(begin)
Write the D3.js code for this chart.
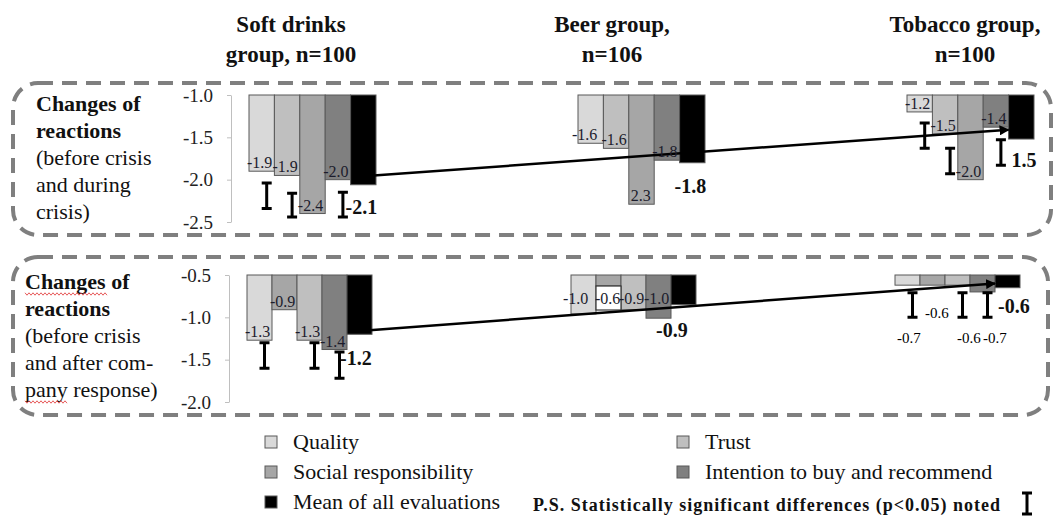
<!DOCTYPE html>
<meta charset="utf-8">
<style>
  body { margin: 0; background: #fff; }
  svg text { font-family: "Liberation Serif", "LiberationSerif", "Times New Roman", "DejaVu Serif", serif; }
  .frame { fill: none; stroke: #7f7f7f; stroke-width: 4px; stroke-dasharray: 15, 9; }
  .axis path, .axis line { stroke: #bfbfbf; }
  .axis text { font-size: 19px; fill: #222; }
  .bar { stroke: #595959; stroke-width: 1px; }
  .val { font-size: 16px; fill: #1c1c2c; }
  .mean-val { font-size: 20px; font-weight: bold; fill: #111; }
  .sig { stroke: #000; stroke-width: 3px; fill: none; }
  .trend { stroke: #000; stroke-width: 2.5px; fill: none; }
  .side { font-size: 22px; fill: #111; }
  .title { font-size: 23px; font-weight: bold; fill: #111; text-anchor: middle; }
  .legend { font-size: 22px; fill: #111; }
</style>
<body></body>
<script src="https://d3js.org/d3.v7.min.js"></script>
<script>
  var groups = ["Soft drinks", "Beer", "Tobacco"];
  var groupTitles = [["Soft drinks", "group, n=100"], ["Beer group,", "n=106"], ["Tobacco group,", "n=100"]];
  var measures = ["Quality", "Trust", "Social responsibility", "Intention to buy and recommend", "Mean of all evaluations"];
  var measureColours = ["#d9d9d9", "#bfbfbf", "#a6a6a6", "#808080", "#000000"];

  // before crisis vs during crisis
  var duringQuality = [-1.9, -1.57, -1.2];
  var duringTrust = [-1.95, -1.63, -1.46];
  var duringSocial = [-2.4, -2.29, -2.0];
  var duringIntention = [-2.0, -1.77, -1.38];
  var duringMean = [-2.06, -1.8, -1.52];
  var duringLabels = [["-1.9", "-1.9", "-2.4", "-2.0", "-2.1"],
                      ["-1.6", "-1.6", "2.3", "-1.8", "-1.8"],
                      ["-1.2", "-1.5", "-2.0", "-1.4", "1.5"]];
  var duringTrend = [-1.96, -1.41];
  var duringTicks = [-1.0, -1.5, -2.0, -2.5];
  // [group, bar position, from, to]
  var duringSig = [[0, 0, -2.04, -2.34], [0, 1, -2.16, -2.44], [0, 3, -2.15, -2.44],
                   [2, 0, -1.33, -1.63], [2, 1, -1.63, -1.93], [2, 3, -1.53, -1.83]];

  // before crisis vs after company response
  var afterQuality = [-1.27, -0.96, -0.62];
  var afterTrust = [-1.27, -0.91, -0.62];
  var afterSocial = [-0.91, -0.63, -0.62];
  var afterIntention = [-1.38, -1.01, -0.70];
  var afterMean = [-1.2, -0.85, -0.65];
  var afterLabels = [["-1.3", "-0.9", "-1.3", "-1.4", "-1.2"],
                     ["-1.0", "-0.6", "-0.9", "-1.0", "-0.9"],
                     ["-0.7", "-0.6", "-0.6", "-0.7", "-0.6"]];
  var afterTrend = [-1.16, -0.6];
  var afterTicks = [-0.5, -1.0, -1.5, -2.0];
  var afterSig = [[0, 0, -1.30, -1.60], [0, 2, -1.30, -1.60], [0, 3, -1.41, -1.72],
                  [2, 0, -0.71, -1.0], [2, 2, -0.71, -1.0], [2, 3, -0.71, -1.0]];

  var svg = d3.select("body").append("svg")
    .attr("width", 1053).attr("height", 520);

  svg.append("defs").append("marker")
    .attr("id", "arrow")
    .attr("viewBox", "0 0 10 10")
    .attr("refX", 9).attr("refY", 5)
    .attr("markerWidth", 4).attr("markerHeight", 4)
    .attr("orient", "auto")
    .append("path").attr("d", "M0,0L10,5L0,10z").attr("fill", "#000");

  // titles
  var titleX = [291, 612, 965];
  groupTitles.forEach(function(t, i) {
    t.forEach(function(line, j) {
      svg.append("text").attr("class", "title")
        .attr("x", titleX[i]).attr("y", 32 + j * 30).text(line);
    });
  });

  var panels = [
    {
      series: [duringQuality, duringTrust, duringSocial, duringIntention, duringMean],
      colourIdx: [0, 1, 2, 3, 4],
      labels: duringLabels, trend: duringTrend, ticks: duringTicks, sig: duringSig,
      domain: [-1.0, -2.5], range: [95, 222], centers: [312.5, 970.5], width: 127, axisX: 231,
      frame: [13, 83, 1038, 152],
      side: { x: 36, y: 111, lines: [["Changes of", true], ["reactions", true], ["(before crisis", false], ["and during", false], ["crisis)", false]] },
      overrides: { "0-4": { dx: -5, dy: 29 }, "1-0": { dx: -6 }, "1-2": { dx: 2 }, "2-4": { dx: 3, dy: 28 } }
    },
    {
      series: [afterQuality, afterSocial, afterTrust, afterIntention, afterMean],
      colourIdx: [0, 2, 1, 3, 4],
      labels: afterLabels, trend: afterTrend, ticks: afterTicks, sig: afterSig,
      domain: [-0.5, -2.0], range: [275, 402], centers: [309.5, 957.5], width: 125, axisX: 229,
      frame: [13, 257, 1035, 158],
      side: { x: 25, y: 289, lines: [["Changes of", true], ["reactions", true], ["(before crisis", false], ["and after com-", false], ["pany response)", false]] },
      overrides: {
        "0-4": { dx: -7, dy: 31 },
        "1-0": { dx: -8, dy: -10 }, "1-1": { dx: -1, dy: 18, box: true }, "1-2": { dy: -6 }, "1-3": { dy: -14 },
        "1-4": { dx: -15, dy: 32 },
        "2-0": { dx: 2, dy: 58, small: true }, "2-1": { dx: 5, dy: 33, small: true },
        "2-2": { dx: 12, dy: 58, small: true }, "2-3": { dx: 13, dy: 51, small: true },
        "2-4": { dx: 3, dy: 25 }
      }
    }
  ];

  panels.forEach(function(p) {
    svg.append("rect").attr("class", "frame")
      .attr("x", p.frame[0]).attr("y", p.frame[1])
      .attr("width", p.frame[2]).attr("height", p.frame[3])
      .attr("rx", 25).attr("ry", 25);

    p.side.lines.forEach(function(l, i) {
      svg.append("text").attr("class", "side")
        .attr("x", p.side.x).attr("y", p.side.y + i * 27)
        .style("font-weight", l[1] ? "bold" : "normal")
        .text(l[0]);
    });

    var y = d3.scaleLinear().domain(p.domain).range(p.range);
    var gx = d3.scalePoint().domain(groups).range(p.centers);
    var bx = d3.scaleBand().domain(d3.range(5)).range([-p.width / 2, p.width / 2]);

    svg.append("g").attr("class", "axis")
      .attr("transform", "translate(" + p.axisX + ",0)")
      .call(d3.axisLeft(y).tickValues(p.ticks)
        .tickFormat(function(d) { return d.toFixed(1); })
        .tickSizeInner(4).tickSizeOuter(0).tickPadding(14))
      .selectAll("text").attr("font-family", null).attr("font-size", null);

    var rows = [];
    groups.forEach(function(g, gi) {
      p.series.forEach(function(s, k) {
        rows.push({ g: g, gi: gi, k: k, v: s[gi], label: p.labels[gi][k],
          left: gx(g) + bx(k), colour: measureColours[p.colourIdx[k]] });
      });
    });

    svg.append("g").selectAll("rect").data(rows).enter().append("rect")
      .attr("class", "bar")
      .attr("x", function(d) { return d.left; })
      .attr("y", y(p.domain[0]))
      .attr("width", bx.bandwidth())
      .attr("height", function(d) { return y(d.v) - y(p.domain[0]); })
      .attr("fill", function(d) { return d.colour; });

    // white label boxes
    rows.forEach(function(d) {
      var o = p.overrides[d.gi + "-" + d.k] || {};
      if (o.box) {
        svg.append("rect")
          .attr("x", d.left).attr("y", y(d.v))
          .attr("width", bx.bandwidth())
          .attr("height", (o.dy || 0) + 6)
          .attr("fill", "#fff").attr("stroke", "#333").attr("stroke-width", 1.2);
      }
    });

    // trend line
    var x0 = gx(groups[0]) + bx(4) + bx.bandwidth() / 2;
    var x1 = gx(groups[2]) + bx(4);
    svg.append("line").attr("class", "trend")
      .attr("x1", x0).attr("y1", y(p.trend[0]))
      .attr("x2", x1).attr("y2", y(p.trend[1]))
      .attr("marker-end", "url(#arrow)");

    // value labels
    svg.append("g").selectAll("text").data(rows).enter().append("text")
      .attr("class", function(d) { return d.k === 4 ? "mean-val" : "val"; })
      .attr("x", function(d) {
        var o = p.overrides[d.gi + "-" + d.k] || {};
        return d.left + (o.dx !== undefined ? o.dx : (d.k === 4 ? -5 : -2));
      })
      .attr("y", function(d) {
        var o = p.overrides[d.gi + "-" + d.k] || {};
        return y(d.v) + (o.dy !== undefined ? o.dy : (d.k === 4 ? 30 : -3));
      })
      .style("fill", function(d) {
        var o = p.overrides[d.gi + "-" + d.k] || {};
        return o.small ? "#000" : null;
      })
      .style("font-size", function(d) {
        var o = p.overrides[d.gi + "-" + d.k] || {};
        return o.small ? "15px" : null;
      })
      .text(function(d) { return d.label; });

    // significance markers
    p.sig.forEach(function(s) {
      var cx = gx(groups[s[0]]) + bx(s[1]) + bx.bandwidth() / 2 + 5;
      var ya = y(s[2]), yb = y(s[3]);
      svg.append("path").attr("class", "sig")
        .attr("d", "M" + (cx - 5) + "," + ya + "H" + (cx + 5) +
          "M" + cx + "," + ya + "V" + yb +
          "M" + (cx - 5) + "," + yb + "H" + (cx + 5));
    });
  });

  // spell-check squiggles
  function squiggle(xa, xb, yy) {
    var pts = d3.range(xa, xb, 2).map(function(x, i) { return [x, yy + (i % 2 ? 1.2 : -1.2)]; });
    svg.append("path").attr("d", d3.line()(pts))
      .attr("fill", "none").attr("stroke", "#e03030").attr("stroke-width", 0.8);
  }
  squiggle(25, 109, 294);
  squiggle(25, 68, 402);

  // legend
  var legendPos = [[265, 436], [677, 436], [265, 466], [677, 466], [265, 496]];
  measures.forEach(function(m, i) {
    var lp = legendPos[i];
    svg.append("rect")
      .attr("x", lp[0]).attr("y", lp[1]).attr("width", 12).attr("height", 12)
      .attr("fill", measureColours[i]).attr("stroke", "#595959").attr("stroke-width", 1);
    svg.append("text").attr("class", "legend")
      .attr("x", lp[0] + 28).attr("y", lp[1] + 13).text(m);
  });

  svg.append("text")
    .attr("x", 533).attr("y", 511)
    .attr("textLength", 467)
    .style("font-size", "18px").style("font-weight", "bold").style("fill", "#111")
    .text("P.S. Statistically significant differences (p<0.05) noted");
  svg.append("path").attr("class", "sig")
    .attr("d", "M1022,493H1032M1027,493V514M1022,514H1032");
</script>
(end)
• REQUIREMENT
In the data above, please extract the lines from the first one through the line with "3, -1.53, -1.83]];", exactly, and keep pictures out.

• RESULT FOR THIS EXERCISE
Write the D3.js code for this chart.
<!DOCTYPE html>
<meta charset="utf-8">
<style>
  body { margin: 0; background: #fff; }
  svg text { font-family: "Liberation Serif", "LiberationSerif", "Times New Roman", "DejaVu Serif", serif; }
  .frame { fill: none; stroke: #7f7f7f; stroke-width: 4px; stroke-dasharray: 15, 9; }
  .axis path, .axis line { stroke: #bfbfbf; }
  .axis text { font-size: 19px; fill: #222; }
  .bar { stroke: #595959; stroke-width: 1px; }
  .val { font-size: 16px; fill: #1c1c2c; }
  .mean-val { font-size: 20px; font-weight: bold; fill: #111; }
  .sig { stroke: #000; stroke-width: 3px; fill: none; }
  .trend { stroke: #000; stroke-width: 2.5px; fill: none; }
  .side { font-size: 22px; fill: #111; }
  .title { font-size: 23px; font-weight: bold; fill: #111; text-anchor: middle; }
  .legend { font-size: 22px; fill: #111; }
</style>
<body></body>
<script src="https://d3js.org/d3.v7.min.js"></script>
<script>
  var groups = ["Soft drinks", "Beer", "Tobacco"];
  var groupTitles = [["Soft drinks", "group, n=100"], ["Beer group,", "n=106"], ["Tobacco group,", "n=100"]];
  var measures = ["Quality", "Trust", "Social responsibility", "Intention to buy and recommend", "Mean of all evaluations"];
  var measureColours = ["#d9d9d9", "#bfbfbf", "#a6a6a6", "#808080", "#000000"];

  // before crisis vs during crisis
  var duringQuality = [-1.9, -1.57, -1.2];
  var duringTrust = [-1.95, -1.63, -1.46];
  var duringSocial = [-2.4, -2.29, -2.0];
  var duringIntention = [-2.0, -1.77, -1.38];
  var duringMean = [-2.06, -1.8, -1.52];
  var duringLabels = [["-1.9", "-1.9", "-2.4", "-2.0", "-2.1"],
                      ["-1.6", "-1.6", "2.3", "-1.8", "-1.8"],
                      ["-1.2", "-1.5", "-2.0", "-1.4", "1.5"]];
  var duringTrend = [-1.96, -1.41];
  var duringTicks = [-1.0, -1.5, -2.0, -2.5];
  // [group, bar position, from, to]
  var duringSig = [[0, 0, -2.04, -2.34], [0, 1, -2.16, -2.44], [0, 3, -2.15, -2.44],
                   [2, 0, -1.33, -1.63], [2, 1, -1.63, -1.93], [2, 3, -1.53, -1.83]];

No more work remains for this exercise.